Supplied material:
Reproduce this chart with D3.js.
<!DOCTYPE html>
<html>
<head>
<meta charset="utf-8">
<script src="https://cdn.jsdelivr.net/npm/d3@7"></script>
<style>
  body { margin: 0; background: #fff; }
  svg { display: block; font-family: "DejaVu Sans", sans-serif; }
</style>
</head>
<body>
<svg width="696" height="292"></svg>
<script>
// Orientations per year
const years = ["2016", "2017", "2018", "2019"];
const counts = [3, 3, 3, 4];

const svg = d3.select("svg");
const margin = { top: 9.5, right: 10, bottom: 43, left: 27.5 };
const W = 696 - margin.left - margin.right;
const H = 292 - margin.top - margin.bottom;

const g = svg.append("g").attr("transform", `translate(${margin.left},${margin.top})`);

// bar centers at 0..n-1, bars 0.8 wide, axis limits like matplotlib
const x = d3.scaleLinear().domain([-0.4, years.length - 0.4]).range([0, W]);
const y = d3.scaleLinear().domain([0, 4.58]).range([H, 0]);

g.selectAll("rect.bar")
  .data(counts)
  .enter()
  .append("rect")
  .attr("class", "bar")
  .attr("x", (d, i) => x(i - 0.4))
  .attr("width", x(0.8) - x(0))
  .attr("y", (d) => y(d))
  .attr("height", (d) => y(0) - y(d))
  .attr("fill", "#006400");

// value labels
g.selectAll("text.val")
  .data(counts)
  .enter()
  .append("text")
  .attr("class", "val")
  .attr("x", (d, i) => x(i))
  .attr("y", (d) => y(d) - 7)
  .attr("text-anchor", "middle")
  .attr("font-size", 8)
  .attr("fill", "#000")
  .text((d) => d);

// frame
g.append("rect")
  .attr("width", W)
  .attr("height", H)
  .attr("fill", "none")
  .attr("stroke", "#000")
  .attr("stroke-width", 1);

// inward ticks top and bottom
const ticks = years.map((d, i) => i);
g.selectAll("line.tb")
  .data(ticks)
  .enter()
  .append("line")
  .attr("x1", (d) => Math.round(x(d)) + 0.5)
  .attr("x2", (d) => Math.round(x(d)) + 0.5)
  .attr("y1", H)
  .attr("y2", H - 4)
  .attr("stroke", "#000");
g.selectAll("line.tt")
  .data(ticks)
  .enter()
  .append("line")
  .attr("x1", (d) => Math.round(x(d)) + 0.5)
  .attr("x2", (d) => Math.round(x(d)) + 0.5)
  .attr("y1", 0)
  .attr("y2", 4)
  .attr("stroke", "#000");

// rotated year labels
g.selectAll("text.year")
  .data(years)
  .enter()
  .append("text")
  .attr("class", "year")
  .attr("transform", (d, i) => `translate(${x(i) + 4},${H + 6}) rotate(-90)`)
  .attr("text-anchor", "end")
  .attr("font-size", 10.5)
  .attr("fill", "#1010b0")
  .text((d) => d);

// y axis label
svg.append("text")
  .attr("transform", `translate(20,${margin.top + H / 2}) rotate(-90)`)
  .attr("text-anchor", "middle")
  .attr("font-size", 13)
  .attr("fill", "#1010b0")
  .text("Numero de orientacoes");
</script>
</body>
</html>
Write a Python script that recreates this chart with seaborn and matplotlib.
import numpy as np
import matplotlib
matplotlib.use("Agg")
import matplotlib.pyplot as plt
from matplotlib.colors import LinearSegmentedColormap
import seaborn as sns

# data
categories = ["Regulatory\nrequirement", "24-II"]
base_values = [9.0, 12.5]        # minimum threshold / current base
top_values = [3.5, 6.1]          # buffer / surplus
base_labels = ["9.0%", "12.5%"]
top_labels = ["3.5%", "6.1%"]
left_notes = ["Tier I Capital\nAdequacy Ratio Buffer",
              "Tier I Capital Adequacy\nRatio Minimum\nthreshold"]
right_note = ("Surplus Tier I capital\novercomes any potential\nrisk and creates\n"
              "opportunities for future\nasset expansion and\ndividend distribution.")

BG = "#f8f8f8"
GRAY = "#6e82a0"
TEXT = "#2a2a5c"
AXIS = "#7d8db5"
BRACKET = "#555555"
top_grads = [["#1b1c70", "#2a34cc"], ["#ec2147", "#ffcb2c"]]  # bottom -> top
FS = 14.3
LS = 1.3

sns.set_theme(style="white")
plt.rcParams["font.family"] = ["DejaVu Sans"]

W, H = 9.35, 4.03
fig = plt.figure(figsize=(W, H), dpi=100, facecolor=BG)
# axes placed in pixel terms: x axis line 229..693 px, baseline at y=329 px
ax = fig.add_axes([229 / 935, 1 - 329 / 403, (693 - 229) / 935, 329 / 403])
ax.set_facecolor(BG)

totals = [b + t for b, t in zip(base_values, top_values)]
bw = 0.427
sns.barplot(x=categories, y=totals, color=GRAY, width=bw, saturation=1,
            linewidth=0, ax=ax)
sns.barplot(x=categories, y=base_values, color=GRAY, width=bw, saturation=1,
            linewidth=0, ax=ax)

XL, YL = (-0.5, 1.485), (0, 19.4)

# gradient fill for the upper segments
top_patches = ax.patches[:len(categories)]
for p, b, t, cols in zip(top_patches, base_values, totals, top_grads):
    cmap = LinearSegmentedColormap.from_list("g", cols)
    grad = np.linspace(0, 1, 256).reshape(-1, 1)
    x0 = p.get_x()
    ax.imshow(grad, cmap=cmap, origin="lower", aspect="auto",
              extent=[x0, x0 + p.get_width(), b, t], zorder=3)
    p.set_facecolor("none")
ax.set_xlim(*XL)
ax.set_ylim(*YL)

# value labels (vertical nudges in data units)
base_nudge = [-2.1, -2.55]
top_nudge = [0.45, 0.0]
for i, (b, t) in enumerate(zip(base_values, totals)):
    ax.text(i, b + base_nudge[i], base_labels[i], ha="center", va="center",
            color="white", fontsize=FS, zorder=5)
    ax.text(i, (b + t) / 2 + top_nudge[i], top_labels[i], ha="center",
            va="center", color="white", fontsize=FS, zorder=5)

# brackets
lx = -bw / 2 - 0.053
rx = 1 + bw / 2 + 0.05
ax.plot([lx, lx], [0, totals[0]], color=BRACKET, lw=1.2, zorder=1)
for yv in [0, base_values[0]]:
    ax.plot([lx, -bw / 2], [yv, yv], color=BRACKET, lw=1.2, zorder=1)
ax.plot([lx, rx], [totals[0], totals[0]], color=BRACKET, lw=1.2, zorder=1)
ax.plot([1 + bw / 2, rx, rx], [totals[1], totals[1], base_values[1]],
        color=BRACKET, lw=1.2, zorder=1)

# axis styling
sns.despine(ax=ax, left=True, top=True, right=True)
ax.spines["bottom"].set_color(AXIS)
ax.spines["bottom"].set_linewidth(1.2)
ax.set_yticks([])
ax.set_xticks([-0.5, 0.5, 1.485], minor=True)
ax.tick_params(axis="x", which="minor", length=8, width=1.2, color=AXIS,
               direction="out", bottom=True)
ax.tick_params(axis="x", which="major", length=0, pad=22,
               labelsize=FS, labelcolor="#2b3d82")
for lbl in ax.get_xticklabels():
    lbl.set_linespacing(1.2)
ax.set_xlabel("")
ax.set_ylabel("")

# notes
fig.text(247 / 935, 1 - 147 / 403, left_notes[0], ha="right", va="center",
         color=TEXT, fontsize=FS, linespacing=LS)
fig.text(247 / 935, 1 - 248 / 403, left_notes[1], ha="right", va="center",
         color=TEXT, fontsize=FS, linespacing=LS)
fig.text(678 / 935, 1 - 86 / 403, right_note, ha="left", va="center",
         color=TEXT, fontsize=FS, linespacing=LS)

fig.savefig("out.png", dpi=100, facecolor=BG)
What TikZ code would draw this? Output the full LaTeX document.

What you should do: Reproduce the data in full, exactly as presented.

Worked answer:
Reproduce this chart with D3.js.
<!DOCTYPE html>
<html>
<head>
<meta charset="utf-8">
<script src="https://cdn.jsdelivr.net/npm/d3@7"></script>
<style>
  body { margin: 0; background: #fff; }
  svg { display: block; font-family: "DejaVu Sans", sans-serif; }
</style>
</head>
<body>
<svg width="696" height="292"></svg>
<script>
// Orientations per year
const years = ["2016", "2017", "2018", "2019"];
const counts = [3, 3, 3, 4];

const svg = d3.select("svg");
const margin = { top: 9.5, right: 10, bottom: 43, left: 27.5 };
const W = 696 - margin.left - margin.right;
const H = 292 - margin.top - margin.bottom;

const g = svg.append("g").attr("transform", `translate(${margin.left},${margin.top})`);

// bar centers at 0..n-1, bars 0.8 wide, axis limits like matplotlib
const x = d3.scaleLinear().domain([-0.4, years.length - 0.4]).range([0, W]);
const y = d3.scaleLinear().domain([0, 4.58]).range([H, 0]);

g.selectAll("rect.bar")
  .data(counts)
  .enter()
  .append("rect")
  .attr("class", "bar")
  .attr("x", (d, i) => x(i - 0.4))
  .attr("width", x(0.8) - x(0))
  .attr("y", (d) => y(d))
  .attr("height", (d) => y(0) - y(d))
  .attr("fill", "#006400");

// value labels
g.selectAll("text.val")
  .data(counts)
  .enter()
  .append("text")
  .attr("class", "val")
  .attr("x", (d, i) => x(i))
  .attr("y", (d) => y(d) - 7)
  .attr("text-anchor", "middle")
  .attr("font-size", 8)
  .attr("fill", "#000")
  .text((d) => d);

// frame
g.append("rect")
  .attr("width", W)
  .attr("height", H)
  .attr("fill", "none")
  .attr("stroke", "#000")
  .attr("stroke-width", 1);

// inward ticks top and bottom
const ticks = years.map((d, i) => i);
g.selectAll("line.tb")
  .data(ticks)
  .enter()
  .append("line")
  .attr("x1", (d) => Math.round(x(d)) + 0.5)
  .attr("x2", (d) => Math.round(x(d)) + 0.5)
  .attr("y1", H)
  .attr("y2", H - 4)
  .attr("stroke", "#000");
g.selectAll("line.tt")
  .data(ticks)
  .enter()
  .append("line")
  .attr("x1", (d) => Math.round(x(d)) + 0.5)
  .attr("x2", (d) => Math.round(x(d)) + 0.5)
  .attr("y1", 0)
  .attr("y2", 4)
  .attr("stroke", "#000");

// rotated year labels
g.selectAll("text.year")
  .data(years)
  .enter()
  .append("text")
  .attr("class", "year")
  .attr("transform", (d, i) => `translate(${x(i) + 4},${H + 6}) rotate(-90)`)
  .attr("text-anchor", "end")
  .attr("font-size", 10.5)
  .attr("fill", "#1010b0")
  .text((d) => d);

// y axis label
svg.append("text")
  .attr("transform", `translate(20,${margin.top + H / 2}) rotate(-90)`)
  .attr("text-anchor", "middle")
  .attr("font-size", 13)
  .attr("fill", "#1010b0")
  .text("Numero de orientacoes");
</script>
</body>
</html>
Write a Python script that recreates this chart with seaborn and matplotlib.
import numpy as np
import matplotlib
matplotlib.use("Agg")
import matplotlib.pyplot as plt
from matplotlib.colors import LinearSegmentedColormap
import seaborn as sns

# data
categories = ["Regulatory\nrequirement", "24-II"]
base_values = [9.0, 12.5]        # minimum threshold / current base
top_values = [3.5, 6.1]          # buffer / surplus
base_labels = ["9.0%", "12.5%"]
top_labels = ["3.5%", "6.1%"]
left_notes = ["Tier I Capital\nAdequacy Ratio Buffer",
              "Tier I Capital Adequacy\nRatio Minimum\nthreshold"]
right_note = ("Surplus Tier I capital\novercomes any potential\nrisk and creates\n"
              "opportunities for future\nasset expansion and\ndividend distribution.")

BG = "#f8f8f8"
GRAY = "#6e82a0"
TEXT = "#2a2a5c"
AXIS = "#7d8db5"
BRACKET = "#555555"
top_grads = [["#1b1c70", "#2a34cc"], ["#ec2147", "#ffcb2c"]]  # bottom -> top
FS = 14.3
LS = 1.3

sns.set_theme(style="white")
plt.rcParams["font.family"] = ["DejaVu Sans"]

W, H = 9.35, 4.03
fig = plt.figure(figsize=(W, H), dpi=100, facecolor=BG)
# axes placed in pixel terms: x axis line 229..693 px, baseline at y=329 px
ax = fig.add_axes([229 / 935, 1 - 329 / 403, (693 - 229) / 935, 329 / 403])
ax.set_facecolor(BG)

totals = [b + t for b, t in zip(base_values, top_values)]
bw = 0.427
sns.barplot(x=categories, y=totals, color=GRAY, width=bw, saturation=1,
            linewidth=0, ax=ax)
sns.barplot(x=categories, y=base_values, color=GRAY, width=bw, saturation=1,
            linewidth=0, ax=ax)

XL, YL = (-0.5, 1.485), (0, 19.4)

# gradient fill for the upper segments
top_patches = ax.patches[:len(categories)]
for p, b, t, cols in zip(top_patches, base_values, totals, top_grads):
    cmap = LinearSegmentedColormap.from_list("g", cols)
    grad = np.linspace(0, 1, 256).reshape(-1, 1)
    x0 = p.get_x()
    ax.imshow(grad, cmap=cmap, origin="lower", aspect="auto",
              extent=[x0, x0 + p.get_width(), b, t], zorder=3)
    p.set_facecolor("none")
ax.set_xlim(*XL)
ax.set_ylim(*YL)

# value labels (vertical nudges in data units)
base_nudge = [-2.1, -2.55]
top_nudge = [0.45, 0.0]
for i, (b, t) in enumerate(zip(base_values, totals)):
    ax.text(i, b + base_nudge[i], base_labels[i], ha="center", va="center",
            color="white", fontsize=FS, zorder=5)
    ax.text(i, (b + t) / 2 + top_nudge[i], top_labels[i], ha="center",
            va="center", color="white", fontsize=FS, zorder=5)

# brackets
lx = -bw / 2 - 0.053
rx = 1 + bw / 2 + 0.05
ax.plot([lx, lx], [0, totals[0]], color=BRACKET, lw=1.2, zorder=1)
for yv in [0, base_values[0]]:
    ax.plot([lx, -bw / 2], [yv, yv], color=BRACKET, lw=1.2, zorder=1)
ax.plot([lx, rx], [totals[0], totals[0]], color=BRACKET, lw=1.2, zorder=1)
ax.plot([1 + bw / 2, rx, rx], [totals[1], totals[1], base_values[1]],
        color=BRACKET, lw=1.2, zorder=1)

# axis styling
sns.despine(ax=ax, left=True, top=True, right=True)
ax.spines["bottom"].set_color(AXIS)
ax.spines["bottom"].set_linewidth(1.2)
ax.set_yticks([])
ax.set_xticks([-0.5, 0.5, 1.485], minor=True)
ax.tick_params(axis="x", which="minor", length=8, width=1.2, color=AXIS,
               direction="out", bottom=True)
ax.tick_params(axis="x", which="major", length=0, pad=22,
               labelsize=FS, labelcolor="#2b3d82")
for lbl in ax.get_xticklabels():
    lbl.set_linespacing(1.2)
ax.set_xlabel("")
ax.set_ylabel("")

# notes
fig.text(247 / 935, 1 - 147 / 403, left_notes[0], ha="right", va="center",
         color=TEXT, fontsize=FS, linespacing=LS)
fig.text(247 / 935, 1 - 248 / 403, left_notes[1], ha="right", va="center",
         color=TEXT, fontsize=FS, linespacing=LS)
fig.text(678 / 935, 1 - 86 / 403, right_note, ha="left", va="center",
         color=TEXT, fontsize=FS, linespacing=LS)

fig.savefig("out.png", dpi=100, facecolor=BG)
What TikZ code would draw this? Output the full LaTeX document.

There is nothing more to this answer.